[BEGIN AVAILABLE RECORDS]

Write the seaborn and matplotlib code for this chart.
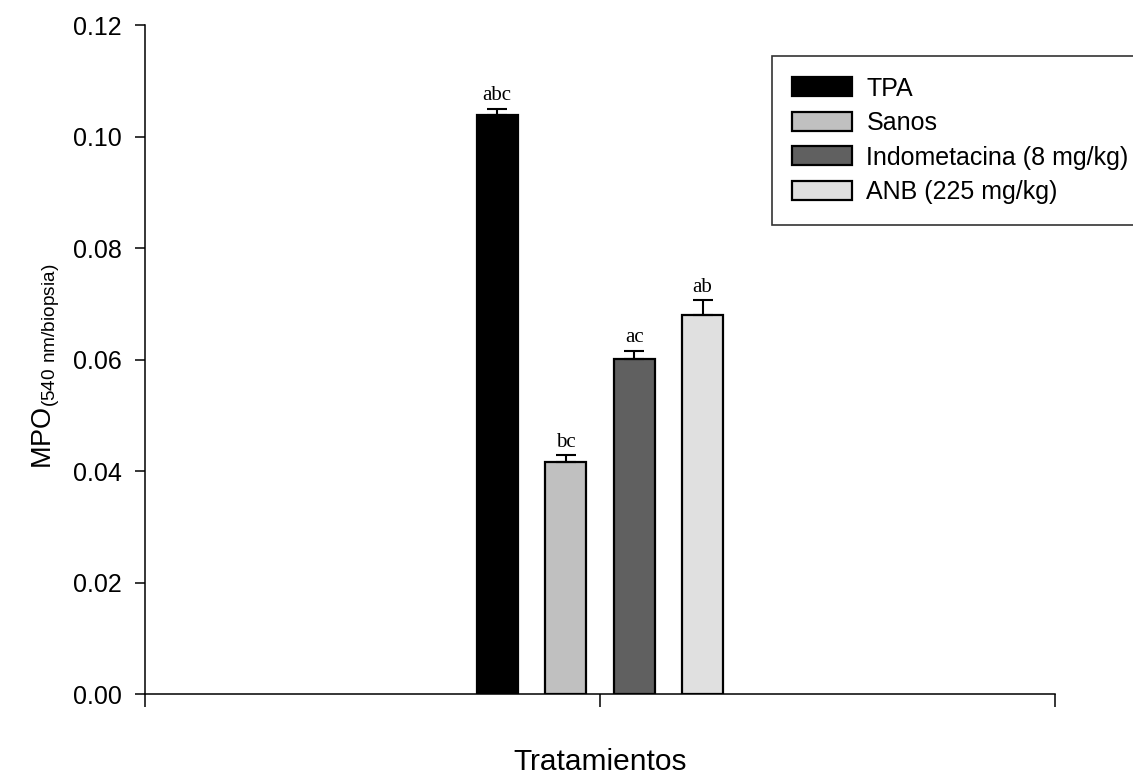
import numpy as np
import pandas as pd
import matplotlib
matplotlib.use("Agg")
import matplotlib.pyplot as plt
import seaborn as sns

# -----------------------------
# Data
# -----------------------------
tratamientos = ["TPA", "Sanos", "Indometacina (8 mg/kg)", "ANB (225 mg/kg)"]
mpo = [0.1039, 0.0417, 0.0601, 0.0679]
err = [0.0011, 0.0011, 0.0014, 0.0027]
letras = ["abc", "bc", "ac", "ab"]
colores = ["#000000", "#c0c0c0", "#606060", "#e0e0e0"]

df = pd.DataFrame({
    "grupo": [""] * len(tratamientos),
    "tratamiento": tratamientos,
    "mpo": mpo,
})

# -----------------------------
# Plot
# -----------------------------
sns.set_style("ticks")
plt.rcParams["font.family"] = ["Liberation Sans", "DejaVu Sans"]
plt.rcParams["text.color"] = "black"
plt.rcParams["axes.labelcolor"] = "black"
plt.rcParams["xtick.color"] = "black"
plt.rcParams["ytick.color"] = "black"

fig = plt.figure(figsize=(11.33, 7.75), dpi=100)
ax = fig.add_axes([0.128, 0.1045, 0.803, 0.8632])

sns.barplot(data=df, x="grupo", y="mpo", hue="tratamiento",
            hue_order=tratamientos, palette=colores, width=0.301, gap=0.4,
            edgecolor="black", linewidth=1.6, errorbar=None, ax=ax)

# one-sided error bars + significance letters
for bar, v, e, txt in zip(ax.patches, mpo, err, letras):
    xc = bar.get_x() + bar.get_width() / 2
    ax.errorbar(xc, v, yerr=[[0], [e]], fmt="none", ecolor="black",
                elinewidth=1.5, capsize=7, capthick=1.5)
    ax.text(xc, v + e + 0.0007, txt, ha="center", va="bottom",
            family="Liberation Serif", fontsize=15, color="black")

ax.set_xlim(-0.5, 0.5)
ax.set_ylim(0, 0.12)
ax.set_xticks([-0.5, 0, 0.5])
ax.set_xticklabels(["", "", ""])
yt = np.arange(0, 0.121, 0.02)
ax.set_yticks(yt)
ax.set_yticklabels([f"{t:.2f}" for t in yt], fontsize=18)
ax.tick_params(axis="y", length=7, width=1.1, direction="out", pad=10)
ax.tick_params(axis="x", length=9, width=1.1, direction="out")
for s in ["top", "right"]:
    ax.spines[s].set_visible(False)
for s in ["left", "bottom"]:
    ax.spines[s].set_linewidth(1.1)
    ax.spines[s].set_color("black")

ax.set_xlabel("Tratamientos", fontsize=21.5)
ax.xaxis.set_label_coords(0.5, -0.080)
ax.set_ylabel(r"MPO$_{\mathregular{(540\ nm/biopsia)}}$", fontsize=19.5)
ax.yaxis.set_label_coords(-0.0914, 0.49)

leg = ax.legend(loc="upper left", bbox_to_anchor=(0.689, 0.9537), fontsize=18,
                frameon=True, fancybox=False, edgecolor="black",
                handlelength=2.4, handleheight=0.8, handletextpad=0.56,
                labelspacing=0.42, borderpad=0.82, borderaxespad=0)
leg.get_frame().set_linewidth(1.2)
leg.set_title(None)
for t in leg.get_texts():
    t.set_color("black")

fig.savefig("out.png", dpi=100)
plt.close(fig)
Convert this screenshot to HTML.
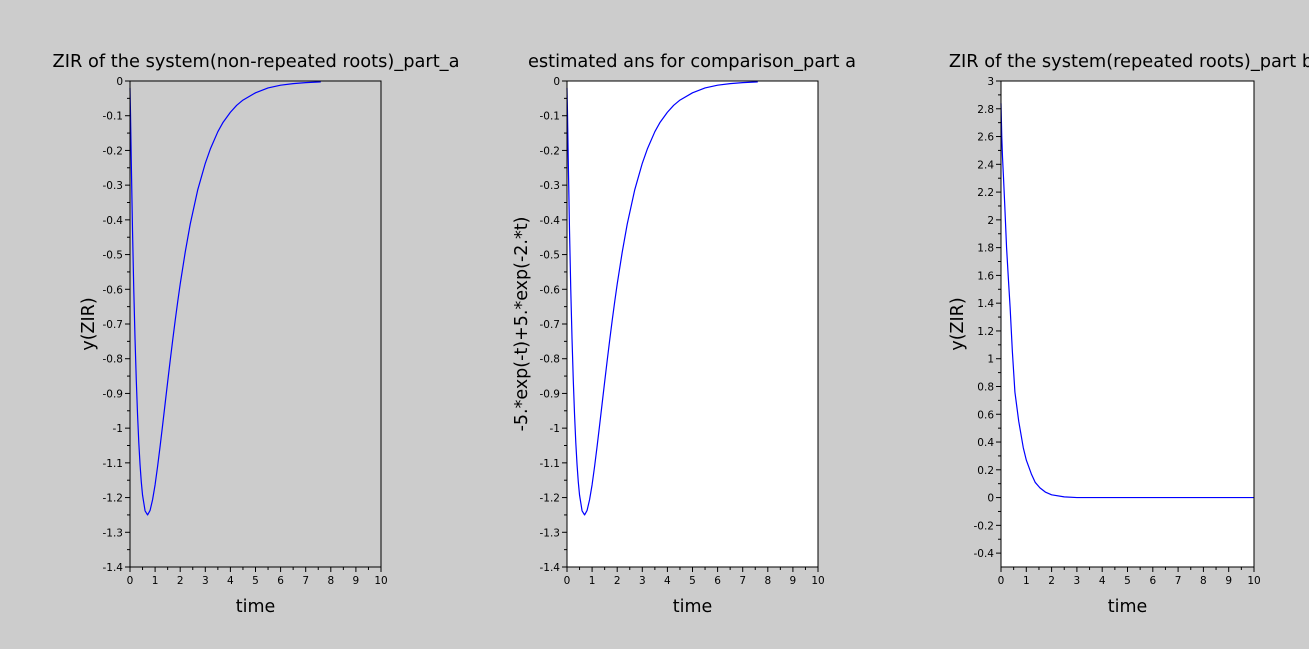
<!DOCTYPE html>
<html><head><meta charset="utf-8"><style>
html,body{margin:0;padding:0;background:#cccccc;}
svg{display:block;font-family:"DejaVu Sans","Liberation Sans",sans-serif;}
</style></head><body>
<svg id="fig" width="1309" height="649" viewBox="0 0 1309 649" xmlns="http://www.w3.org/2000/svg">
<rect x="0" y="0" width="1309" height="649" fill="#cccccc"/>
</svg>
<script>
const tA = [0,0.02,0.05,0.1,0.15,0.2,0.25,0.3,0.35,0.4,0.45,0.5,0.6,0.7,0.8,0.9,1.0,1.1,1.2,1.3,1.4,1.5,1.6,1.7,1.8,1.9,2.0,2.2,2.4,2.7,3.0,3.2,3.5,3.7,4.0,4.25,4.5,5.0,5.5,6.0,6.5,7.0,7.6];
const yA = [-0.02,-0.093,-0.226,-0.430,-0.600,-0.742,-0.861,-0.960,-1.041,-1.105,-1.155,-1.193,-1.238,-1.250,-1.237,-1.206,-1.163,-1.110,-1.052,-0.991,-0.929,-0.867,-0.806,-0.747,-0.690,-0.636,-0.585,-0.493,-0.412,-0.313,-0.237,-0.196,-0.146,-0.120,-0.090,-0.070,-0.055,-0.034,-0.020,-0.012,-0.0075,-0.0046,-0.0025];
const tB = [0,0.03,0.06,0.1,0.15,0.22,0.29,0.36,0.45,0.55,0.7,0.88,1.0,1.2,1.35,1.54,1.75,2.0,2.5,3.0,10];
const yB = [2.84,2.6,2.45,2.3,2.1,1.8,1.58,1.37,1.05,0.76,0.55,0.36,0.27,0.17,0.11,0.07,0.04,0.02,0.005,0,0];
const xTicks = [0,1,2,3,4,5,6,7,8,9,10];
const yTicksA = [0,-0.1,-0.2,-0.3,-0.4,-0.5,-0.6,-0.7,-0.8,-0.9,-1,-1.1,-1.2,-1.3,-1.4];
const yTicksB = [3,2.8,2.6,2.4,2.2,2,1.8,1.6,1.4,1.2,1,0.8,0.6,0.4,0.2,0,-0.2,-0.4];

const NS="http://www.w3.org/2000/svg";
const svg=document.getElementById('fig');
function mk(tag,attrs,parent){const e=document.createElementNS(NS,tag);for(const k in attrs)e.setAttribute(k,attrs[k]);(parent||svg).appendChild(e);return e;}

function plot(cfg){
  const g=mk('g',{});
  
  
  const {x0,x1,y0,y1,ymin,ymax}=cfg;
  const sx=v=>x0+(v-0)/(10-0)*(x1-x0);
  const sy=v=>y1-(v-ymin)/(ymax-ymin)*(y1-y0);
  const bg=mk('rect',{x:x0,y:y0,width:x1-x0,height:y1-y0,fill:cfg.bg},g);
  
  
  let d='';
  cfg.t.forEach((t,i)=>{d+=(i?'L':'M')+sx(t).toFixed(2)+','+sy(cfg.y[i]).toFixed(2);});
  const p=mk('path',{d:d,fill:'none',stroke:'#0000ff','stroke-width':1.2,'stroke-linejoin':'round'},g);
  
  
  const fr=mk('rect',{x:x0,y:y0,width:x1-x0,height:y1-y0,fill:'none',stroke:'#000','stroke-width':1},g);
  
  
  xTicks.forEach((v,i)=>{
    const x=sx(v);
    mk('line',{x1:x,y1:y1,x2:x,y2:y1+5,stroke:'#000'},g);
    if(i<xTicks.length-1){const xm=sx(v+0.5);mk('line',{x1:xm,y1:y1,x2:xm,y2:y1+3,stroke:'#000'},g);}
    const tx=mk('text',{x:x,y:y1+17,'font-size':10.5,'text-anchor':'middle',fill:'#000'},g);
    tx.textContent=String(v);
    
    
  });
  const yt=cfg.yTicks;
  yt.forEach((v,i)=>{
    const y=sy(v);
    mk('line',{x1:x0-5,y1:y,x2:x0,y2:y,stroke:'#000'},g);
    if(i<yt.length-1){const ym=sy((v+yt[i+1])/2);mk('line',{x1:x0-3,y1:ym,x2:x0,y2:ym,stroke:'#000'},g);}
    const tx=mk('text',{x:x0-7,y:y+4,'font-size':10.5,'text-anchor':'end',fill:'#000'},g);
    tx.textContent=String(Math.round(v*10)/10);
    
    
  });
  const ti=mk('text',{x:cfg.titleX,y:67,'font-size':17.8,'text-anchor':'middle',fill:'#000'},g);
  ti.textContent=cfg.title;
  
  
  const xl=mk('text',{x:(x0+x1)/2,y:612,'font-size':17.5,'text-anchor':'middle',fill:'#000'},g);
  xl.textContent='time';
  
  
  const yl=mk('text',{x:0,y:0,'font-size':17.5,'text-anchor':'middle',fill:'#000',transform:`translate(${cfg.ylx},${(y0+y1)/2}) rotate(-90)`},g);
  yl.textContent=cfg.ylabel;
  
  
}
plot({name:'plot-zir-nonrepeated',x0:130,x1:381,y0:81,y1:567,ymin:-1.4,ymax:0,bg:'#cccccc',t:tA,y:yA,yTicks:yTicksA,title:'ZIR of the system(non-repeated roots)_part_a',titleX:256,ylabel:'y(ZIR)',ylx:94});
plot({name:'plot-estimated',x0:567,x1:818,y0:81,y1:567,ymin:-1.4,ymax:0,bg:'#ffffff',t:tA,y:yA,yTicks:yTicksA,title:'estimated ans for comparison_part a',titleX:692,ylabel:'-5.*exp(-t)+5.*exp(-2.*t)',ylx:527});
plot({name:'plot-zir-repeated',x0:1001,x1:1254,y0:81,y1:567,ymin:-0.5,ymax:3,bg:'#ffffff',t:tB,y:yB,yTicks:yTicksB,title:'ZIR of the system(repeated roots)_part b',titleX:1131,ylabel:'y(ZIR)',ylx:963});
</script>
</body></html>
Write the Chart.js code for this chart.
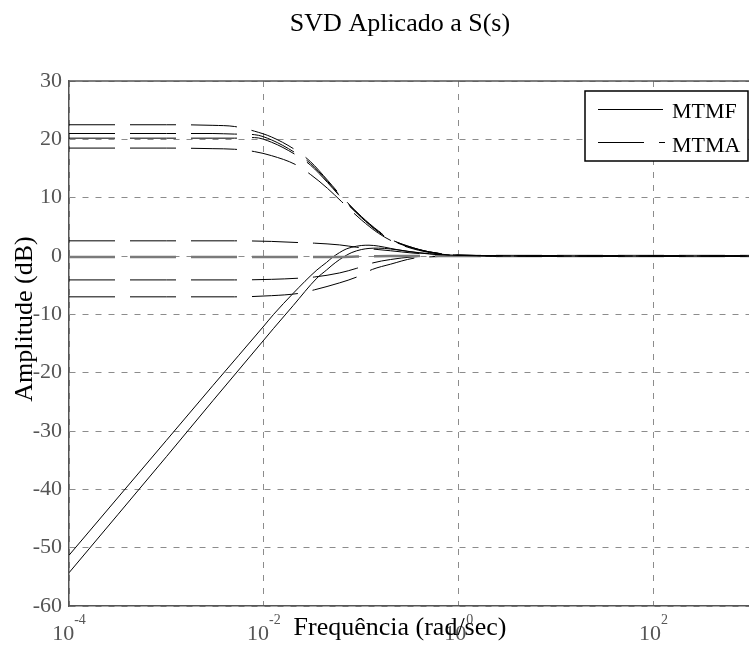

[END AVAILABLE RECORDS]

> _DO THIS_:
Every line holding "code" should be copied out.

> _TASK ANSWER_:
Write the seaborn and matplotlib code for this chart.
Write the Chart.js code for this chart.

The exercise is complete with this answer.